- [Supplied material]
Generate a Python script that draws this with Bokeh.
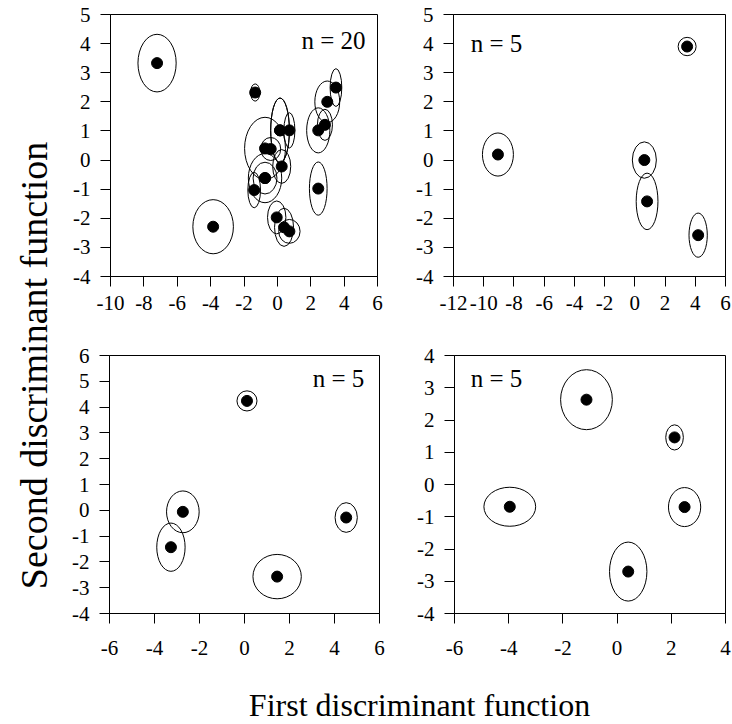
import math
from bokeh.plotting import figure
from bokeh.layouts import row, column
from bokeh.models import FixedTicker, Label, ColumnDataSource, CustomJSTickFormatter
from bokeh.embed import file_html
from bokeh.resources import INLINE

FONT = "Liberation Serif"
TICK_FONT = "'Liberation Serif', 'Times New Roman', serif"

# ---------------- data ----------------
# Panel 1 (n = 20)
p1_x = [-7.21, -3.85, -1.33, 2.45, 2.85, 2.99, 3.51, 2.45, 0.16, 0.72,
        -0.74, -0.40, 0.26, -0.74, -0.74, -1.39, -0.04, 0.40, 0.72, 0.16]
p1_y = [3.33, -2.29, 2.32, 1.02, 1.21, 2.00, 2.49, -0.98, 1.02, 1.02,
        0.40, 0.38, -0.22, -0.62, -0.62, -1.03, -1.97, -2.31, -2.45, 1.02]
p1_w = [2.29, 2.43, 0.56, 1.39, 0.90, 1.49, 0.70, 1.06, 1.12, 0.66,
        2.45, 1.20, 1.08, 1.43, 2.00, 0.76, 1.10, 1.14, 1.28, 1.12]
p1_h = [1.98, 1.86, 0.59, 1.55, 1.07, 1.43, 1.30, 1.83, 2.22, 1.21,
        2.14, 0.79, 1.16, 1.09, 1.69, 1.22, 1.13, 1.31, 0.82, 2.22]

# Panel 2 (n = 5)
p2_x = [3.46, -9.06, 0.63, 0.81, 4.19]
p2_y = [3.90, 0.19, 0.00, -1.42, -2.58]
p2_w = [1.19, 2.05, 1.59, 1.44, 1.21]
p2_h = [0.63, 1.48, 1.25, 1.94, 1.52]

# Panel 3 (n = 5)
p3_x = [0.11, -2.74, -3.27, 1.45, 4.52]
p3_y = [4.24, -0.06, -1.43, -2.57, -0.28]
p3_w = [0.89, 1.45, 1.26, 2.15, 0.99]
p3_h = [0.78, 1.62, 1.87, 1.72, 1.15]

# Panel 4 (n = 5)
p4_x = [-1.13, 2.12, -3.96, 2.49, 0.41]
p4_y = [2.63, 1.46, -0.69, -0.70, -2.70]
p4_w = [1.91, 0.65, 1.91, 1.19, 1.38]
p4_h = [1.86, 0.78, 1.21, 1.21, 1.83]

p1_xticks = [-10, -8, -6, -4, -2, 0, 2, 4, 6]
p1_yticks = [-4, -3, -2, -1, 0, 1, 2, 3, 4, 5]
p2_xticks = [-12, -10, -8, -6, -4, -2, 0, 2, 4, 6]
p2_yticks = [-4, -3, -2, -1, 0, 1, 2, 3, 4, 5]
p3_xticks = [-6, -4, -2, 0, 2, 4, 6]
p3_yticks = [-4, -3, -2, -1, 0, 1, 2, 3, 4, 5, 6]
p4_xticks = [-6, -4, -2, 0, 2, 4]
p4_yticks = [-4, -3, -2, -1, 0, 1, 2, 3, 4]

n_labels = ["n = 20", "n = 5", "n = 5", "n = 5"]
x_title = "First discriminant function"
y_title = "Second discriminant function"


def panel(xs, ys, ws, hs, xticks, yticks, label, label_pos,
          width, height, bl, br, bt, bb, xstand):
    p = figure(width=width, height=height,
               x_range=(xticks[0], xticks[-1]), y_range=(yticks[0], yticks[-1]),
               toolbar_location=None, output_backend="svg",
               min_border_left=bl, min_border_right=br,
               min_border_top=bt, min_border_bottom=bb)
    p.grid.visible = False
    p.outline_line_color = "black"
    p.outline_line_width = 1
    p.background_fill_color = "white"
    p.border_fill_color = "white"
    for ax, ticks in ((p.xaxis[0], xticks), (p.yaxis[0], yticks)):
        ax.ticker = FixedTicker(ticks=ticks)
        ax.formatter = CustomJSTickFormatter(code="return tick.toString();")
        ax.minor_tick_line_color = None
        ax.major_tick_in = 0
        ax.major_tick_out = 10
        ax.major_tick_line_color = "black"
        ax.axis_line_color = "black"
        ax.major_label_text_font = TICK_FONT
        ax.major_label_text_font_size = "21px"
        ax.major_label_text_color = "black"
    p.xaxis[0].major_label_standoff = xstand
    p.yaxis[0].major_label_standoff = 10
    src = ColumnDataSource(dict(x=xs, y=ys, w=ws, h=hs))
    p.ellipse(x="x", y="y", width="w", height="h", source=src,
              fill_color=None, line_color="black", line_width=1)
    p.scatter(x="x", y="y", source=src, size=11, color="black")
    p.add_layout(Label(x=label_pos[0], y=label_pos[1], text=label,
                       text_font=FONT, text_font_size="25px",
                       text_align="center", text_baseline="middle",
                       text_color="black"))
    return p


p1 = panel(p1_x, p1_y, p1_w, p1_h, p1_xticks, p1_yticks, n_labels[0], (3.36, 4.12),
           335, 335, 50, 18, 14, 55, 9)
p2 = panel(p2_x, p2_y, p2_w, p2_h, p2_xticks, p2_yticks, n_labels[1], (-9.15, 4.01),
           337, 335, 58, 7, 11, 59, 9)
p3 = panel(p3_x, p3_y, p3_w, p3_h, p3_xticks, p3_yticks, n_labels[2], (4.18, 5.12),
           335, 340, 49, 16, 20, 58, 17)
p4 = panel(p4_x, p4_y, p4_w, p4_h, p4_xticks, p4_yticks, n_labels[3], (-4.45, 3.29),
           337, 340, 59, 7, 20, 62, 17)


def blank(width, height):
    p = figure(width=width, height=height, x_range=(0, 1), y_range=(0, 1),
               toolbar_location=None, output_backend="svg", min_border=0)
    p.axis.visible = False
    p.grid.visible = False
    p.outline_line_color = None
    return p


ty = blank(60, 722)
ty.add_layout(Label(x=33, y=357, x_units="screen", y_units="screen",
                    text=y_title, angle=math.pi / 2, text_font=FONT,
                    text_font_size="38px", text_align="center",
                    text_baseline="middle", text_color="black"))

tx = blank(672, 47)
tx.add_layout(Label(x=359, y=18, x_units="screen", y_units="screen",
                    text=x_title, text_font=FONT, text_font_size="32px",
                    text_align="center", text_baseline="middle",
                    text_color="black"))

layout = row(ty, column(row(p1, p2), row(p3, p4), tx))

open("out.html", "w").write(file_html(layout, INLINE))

- [Exercise goal] Copy out each line word for word, please, skipping the images.

- [Worked solution]
Generate a Python script that draws this with Bokeh.
import math
from bokeh.plotting import figure
from bokeh.layouts import row, column
from bokeh.models import FixedTicker, Label, ColumnDataSource, CustomJSTickFormatter
from bokeh.embed import file_html
from bokeh.resources import INLINE

FONT = "Liberation Serif"
TICK_FONT = "'Liberation Serif', 'Times New Roman', serif"

# ---------------- data ----------------
# Panel 1 (n = 20)
p1_x = [-7.21, -3.85, -1.33, 2.45, 2.85, 2.99, 3.51, 2.45, 0.16, 0.72,
        -0.74, -0.40, 0.26, -0.74, -0.74, -1.39, -0.04, 0.40, 0.72, 0.16]
p1_y = [3.33, -2.29, 2.32, 1.02, 1.21, 2.00, 2.49, -0.98, 1.02, 1.02,
        0.40, 0.38, -0.22, -0.62, -0.62, -1.03, -1.97, -2.31, -2.45, 1.02]
p1_w = [2.29, 2.43, 0.56, 1.39, 0.90, 1.49, 0.70, 1.06, 1.12, 0.66,
        2.45, 1.20, 1.08, 1.43, 2.00, 0.76, 1.10, 1.14, 1.28, 1.12]
p1_h = [1.98, 1.86, 0.59, 1.55, 1.07, 1.43, 1.30, 1.83, 2.22, 1.21,
        2.14, 0.79, 1.16, 1.09, 1.69, 1.22, 1.13, 1.31, 0.82, 2.22]

# Panel 2 (n = 5)
p2_x = [3.46, -9.06, 0.63, 0.81, 4.19]
p2_y = [3.90, 0.19, 0.00, -1.42, -2.58]
p2_w = [1.19, 2.05, 1.59, 1.44, 1.21]
p2_h = [0.63, 1.48, 1.25, 1.94, 1.52]

# Panel 3 (n = 5)
p3_x = [0.11, -2.74, -3.27, 1.45, 4.52]
p3_y = [4.24, -0.06, -1.43, -2.57, -0.28]
p3_w = [0.89, 1.45, 1.26, 2.15, 0.99]
p3_h = [0.78, 1.62, 1.87, 1.72, 1.15]

# Panel 4 (n = 5)
p4_x = [-1.13, 2.12, -3.96, 2.49, 0.41]
p4_y = [2.63, 1.46, -0.69, -0.70, -2.70]
p4_w = [1.91, 0.65, 1.91, 1.19, 1.38]
p4_h = [1.86, 0.78, 1.21, 1.21, 1.83]

p1_xticks = [-10, -8, -6, -4, -2, 0, 2, 4, 6]
p1_yticks = [-4, -3, -2, -1, 0, 1, 2, 3, 4, 5]
p2_xticks = [-12, -10, -8, -6, -4, -2, 0, 2, 4, 6]
p2_yticks = [-4, -3, -2, -1, 0, 1, 2, 3, 4, 5]
p3_xticks = [-6, -4, -2, 0, 2, 4, 6]
p3_yticks = [-4, -3, -2, -1, 0, 1, 2, 3, 4, 5, 6]
p4_xticks = [-6, -4, -2, 0, 2, 4]
p4_yticks = [-4, -3, -2, -1, 0, 1, 2, 3, 4]

n_labels = ["n = 20", "n = 5", "n = 5", "n = 5"]
x_title = "First discriminant function"
y_title = "Second discriminant function"


def panel(xs, ys, ws, hs, xticks, yticks, label, label_pos,
          width, height, bl, br, bt, bb, xstand):
    p = figure(width=width, height=height,
               x_range=(xticks[0], xticks[-1]), y_range=(yticks[0], yticks[-1]),
               toolbar_location=None, output_backend="svg",
               min_border_left=bl, min_border_right=br,
               min_border_top=bt, min_border_bottom=bb)
    p.grid.visible = False
    p.outline_line_color = "black"
    p.outline_line_width = 1
    p.background_fill_color = "white"
    p.border_fill_color = "white"
    for ax, ticks in ((p.xaxis[0], xticks), (p.yaxis[0], yticks)):
        ax.ticker = FixedTicker(ticks=ticks)
        ax.formatter = CustomJSTickFormatter(code="return tick.toString();")
        ax.minor_tick_line_color = None
        ax.major_tick_in = 0
        ax.major_tick_out = 10
        ax.major_tick_line_color = "black"
        ax.axis_line_color = "black"
        ax.major_label_text_font = TICK_FONT
        ax.major_label_text_font_size = "21px"
        ax.major_label_text_color = "black"
    p.xaxis[0].major_label_standoff = xstand
    p.yaxis[0].major_label_standoff = 10
    src = ColumnDataSource(dict(x=xs, y=ys, w=ws, h=hs))
    p.ellipse(x="x", y="y", width="w", height="h", source=src,
              fill_color=None, line_color="black", line_width=1)
    p.scatter(x="x", y="y", source=src, size=11, color="black")
    p.add_layout(Label(x=label_pos[0], y=label_pos[1], text=label,
                       text_font=FONT, text_font_size="25px",
                       text_align="center", text_baseline="middle",
                       text_color="black"))
    return p


p1 = panel(p1_x, p1_y, p1_w, p1_h, p1_xticks, p1_yticks, n_labels[0], (3.36, 4.12),
           335, 335, 50, 18, 14, 55, 9)
p2 = panel(p2_x, p2_y, p2_w, p2_h, p2_xticks, p2_yticks, n_labels[1], (-9.15, 4.01),
           337, 335, 58, 7, 11, 59, 9)
p3 = panel(p3_x, p3_y, p3_w, p3_h, p3_xticks, p3_yticks, n_labels[2], (4.18, 5.12),
           335, 340, 49, 16, 20, 58, 17)
p4 = panel(p4_x, p4_y, p4_w, p4_h, p4_xticks, p4_yticks, n_labels[3], (-4.45, 3.29),
           337, 340, 59, 7, 20, 62, 17)


def blank(width, height):
    p = figure(width=width, height=height, x_range=(0, 1), y_range=(0, 1),
               toolbar_location=None, output_backend="svg", min_border=0)
    p.axis.visible = False
    p.grid.visible = False
    p.outline_line_color = None
    return p


ty = blank(60, 722)
ty.add_layout(Label(x=33, y=357, x_units="screen", y_units="screen",
                    text=y_title, angle=math.pi / 2, text_font=FONT,
                    text_font_size="38px", text_align="center",
                    text_baseline="middle", text_color="black"))

tx = blank(672, 47)
tx.add_layout(Label(x=359, y=18, x_units="screen", y_units="screen",
                    text=x_title, text_font=FONT, text_font_size="32px",
                    text_align="center", text_baseline="middle",
                    text_color="black"))

layout = row(ty, column(row(p1, p2), row(p3, p4), tx))

open("out.html", "w").write(file_html(layout, INLINE))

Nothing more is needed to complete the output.